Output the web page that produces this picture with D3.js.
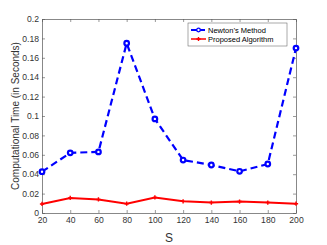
<!DOCTYPE html>
<html>
<head>
<meta charset="utf-8">
<script src="https://cdn.jsdelivr.net/npm/d3@7"></script>
<style>
  body { margin: 0; background: #fff; }
  text { font-family: "Liberation Sans", Arial, sans-serif; }
</style>
</head>
<body>
<div id="chart"></div>
<script>
// chart data
var sizes = [20, 40, 60, 80, 100, 120, 140, 160, 180, 200];
var newtonTime = [0.0426, 0.062, 0.063, 0.175, 0.097, 0.0546, 0.0495, 0.043, 0.0505, 0.170];
var proposedTime = [0.0093, 0.0155, 0.014, 0.0096, 0.016, 0.012, 0.0108, 0.0118, 0.0108, 0.0096];
var seriesNames = ["Newton\u2019s Method", "Proposed Algorithm"];
var yTicks = [0, 0.02, 0.04, 0.06, 0.08, 0.1, 0.12, 0.14, 0.16, 0.18, 0.2];

var W = 327, H = 245;
var m = {left: 42, right: 31, top: 19, bottom: 32};

var svg = d3.select("#chart").append("svg").attr("width", W).attr("height", H);

var x = d3.scaleLinear().domain([20, 200]).range([m.left, W - m.right]);
var y = d3.scaleLinear().domain([0, 0.2]).range([H - m.bottom, m.top]);

var axisColor = "#333", tickLen = 3;

// box + ticks
function ax(gen, tx) {
  var g = svg.append("g").attr("transform", tx).call(gen);
  g.select(".domain").attr("stroke", "#555").attr("stroke-width", 0.7);
  g.selectAll(".tick line").attr("stroke", "#555").attr("stroke-width", 0.6);
  g.selectAll(".tick text").attr("fill", axisColor).style("font-size", "8.6px");
  return g;
}
ax(d3.axisBottom(x).tickValues(sizes).tickSizeInner(-tickLen).tickSizeOuter(0).tickPadding(4),
   "translate(0," + (H - m.bottom) + ")");
ax(d3.axisTop(x).tickValues(sizes).tickSizeInner(-tickLen).tickSizeOuter(0).tickFormat(""),
   "translate(0," + m.top + ")");
ax(d3.axisLeft(y).tickValues(yTicks).tickSizeInner(-tickLen).tickSizeOuter(0).tickPadding(3).tickFormat(function(d) { return d3.format("")(+d.toFixed(2)); }),
   "translate(" + m.left + ",0)");
ax(d3.axisRight(y).tickValues(yTicks).tickSizeInner(-tickLen).tickSizeOuter(0).tickFormat(""),
   "translate(" + (W - m.right) + ",0)");

// axis labels
svg.append("text").attr("x", (m.left + W - m.right) / 2).attr("y", 242)
  .attr("text-anchor", "middle").attr("fill", axisColor).style("font-size", "12px").text("S");
svg.append("text")
  .attr("transform", "translate(19," + ((m.top + H - m.bottom) / 2) + ") rotate(-90)")
  .attr("text-anchor", "middle").attr("fill", axisColor).style("font-size", "10px")
  .text("Computational Time (in Seconds)");

var line = d3.line().x(function(d, i) { return x(sizes[i]); }).y(function(d) { return y(d); });

// proposed (red)
svg.append("path").datum(proposedTime).attr("d", line)
  .attr("fill", "none").attr("stroke", "#ff0000").attr("stroke-width", 2);
var star = d3.symbol().type(d3.symbolCross).size(10);
svg.selectAll(".pm").data(proposedTime).enter().append("path")
  .attr("transform", function(d, i) { return "translate(" + x(sizes[i]) + "," + y(d) + ")"; })
  .attr("d", star).attr("fill", "#ff0000");

// newton (blue dashed)
svg.append("path").datum(newtonTime).attr("d", line)
  .attr("fill", "none").attr("stroke", "#0000ff").attr("stroke-width", 2.2)
  .attr("stroke-dasharray", "7,4");
svg.selectAll(".nm").data(newtonTime).enter().append("circle")
  .attr("cx", function(d, i) { return x(sizes[i]); })
  .attr("cy", function(d) { return y(d); })
  .attr("r", 2.3).attr("fill", "#fff").attr("stroke", "#0000ff").attr("stroke-width", 2.2);

// legend
var lg = svg.append("g").attr("transform", "translate(188,23)");
lg.append("rect").attr("width", 99).attr("height", 23)
  .attr("fill", "#fff").attr("stroke", "#555").attr("stroke-width", 0.5);
lg.append("line").attr("x1", 3).attr("x2", 18).attr("y1", 7).attr("y2", 7)
  .attr("stroke", "#0000ff").attr("stroke-width", 1.8).attr("stroke-dasharray", "6,2");
lg.append("circle").attr("cx", 10.5).attr("cy", 7).attr("r", 1.8)
  .attr("fill", "#fff").attr("stroke", "#0000ff").attr("stroke-width", 1.3);
lg.append("line").attr("x1", 3).attr("x2", 18).attr("y1", 16).attr("y2", 16)
  .attr("stroke", "#ff0000").attr("stroke-width", 1.5);
lg.append("path").attr("transform", "translate(10.5,16)").attr("d", star).attr("fill", "#ff0000");
lg.selectAll(".lt").data(seriesNames).enter().append("text")
  .attr("x", 20).attr("y", function(d, i) { return 10 + i * 9; })
  .attr("fill", "#000").style("font-size", "7.5px").text(function(d) { return d; });
</script>
</body>
</html>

# [THE EXERCISE]
Pictures excluded, quote all the data above exactly.

# [SOLUTION]
Output the web page that produces this picture with D3.js.
<!DOCTYPE html>
<html>
<head>
<meta charset="utf-8">
<script src="https://cdn.jsdelivr.net/npm/d3@7"></script>
<style>
  body { margin: 0; background: #fff; }
  text { font-family: "Liberation Sans", Arial, sans-serif; }
</style>
</head>
<body>
<div id="chart"></div>
<script>
// chart data
var sizes = [20, 40, 60, 80, 100, 120, 140, 160, 180, 200];
var newtonTime = [0.0426, 0.062, 0.063, 0.175, 0.097, 0.0546, 0.0495, 0.043, 0.0505, 0.170];
var proposedTime = [0.0093, 0.0155, 0.014, 0.0096, 0.016, 0.012, 0.0108, 0.0118, 0.0108, 0.0096];
var seriesNames = ["Newton\u2019s Method", "Proposed Algorithm"];
var yTicks = [0, 0.02, 0.04, 0.06, 0.08, 0.1, 0.12, 0.14, 0.16, 0.18, 0.2];

var W = 327, H = 245;
var m = {left: 42, right: 31, top: 19, bottom: 32};

var svg = d3.select("#chart").append("svg").attr("width", W).attr("height", H);

var x = d3.scaleLinear().domain([20, 200]).range([m.left, W - m.right]);
var y = d3.scaleLinear().domain([0, 0.2]).range([H - m.bottom, m.top]);

var axisColor = "#333", tickLen = 3;

// box + ticks
function ax(gen, tx) {
  var g = svg.append("g").attr("transform", tx).call(gen);
  g.select(".domain").attr("stroke", "#555").attr("stroke-width", 0.7);
  g.selectAll(".tick line").attr("stroke", "#555").attr("stroke-width", 0.6);
  g.selectAll(".tick text").attr("fill", axisColor).style("font-size", "8.6px");
  return g;
}
ax(d3.axisBottom(x).tickValues(sizes).tickSizeInner(-tickLen).tickSizeOuter(0).tickPadding(4),
   "translate(0," + (H - m.bottom) + ")");
ax(d3.axisTop(x).tickValues(sizes).tickSizeInner(-tickLen).tickSizeOuter(0).tickFormat(""),
   "translate(0," + m.top + ")");
ax(d3.axisLeft(y).tickValues(yTicks).tickSizeInner(-tickLen).tickSizeOuter(0).tickPadding(3).tickFormat(function(d) { return d3.format("")(+d.toFixed(2)); }),
   "translate(" + m.left + ",0)");
ax(d3.axisRight(y).tickValues(yTicks).tickSizeInner(-tickLen).tickSizeOuter(0).tickFormat(""),
   "translate(" + (W - m.right) + ",0)");

// axis labels
svg.append("text").attr("x", (m.left + W - m.right) / 2).attr("y", 242)
  .attr("text-anchor", "middle").attr("fill", axisColor).style("font-size", "12px").text("S");
svg.append("text")
  .attr("transform", "translate(19," + ((m.top + H - m.bottom) / 2) + ") rotate(-90)")
  .attr("text-anchor", "middle").attr("fill", axisColor).style("font-size", "10px")
  .text("Computational Time (in Seconds)");

var line = d3.line().x(function(d, i) { return x(sizes[i]); }).y(function(d) { return y(d); });

// proposed (red)
svg.append("path").datum(proposedTime).attr("d", line)
  .attr("fill", "none").attr("stroke", "#ff0000").attr("stroke-width", 2);
var star = d3.symbol().type(d3.symbolCross).size(10);
svg.selectAll(".pm").data(proposedTime).enter().append("path")
  .attr("transform", function(d, i) { return "translate(" + x(sizes[i]) + "," + y(d) + ")"; })
  .attr("d", star).attr("fill", "#ff0000");

// newton (blue dashed)
svg.append("path").datum(newtonTime).attr("d", line)
  .attr("fill", "none").attr("stroke", "#0000ff").attr("stroke-width", 2.2)
  .attr("stroke-dasharray", "7,4");
svg.selectAll(".nm").data(newtonTime).enter().append("circle")
  .attr("cx", function(d, i) { return x(sizes[i]); })
  .attr("cy", function(d) { return y(d); })
  .attr("r", 2.3).attr("fill", "#fff").attr("stroke", "#0000ff").attr("stroke-width", 2.2);

// legend
var lg = svg.append("g").attr("transform", "translate(188,23)");
lg.append("rect").attr("width", 99).attr("height", 23)
  .attr("fill", "#fff").attr("stroke", "#555").attr("stroke-width", 0.5);
lg.append("line").attr("x1", 3).attr("x2", 18).attr("y1", 7).attr("y2", 7)
  .attr("stroke", "#0000ff").attr("stroke-width", 1.8).attr("stroke-dasharray", "6,2");
lg.append("circle").attr("cx", 10.5).attr("cy", 7).attr("r", 1.8)
  .attr("fill", "#fff").attr("stroke", "#0000ff").attr("stroke-width", 1.3);
lg.append("line").attr("x1", 3).attr("x2", 18).attr("y1", 16).attr("y2", 16)
  .attr("stroke", "#ff0000").attr("stroke-width", 1.5);
lg.append("path").attr("transform", "translate(10.5,16)").attr("d", star).attr("fill", "#ff0000");
lg.selectAll(".lt").data(seriesNames).enter().append("text")
  .attr("x", 20).attr("y", function(d, i) { return 10 + i * 9; })
  .attr("fill", "#000").style("font-size", "7.5px").text(function(d) { return d; });
</script>
</body>
</html>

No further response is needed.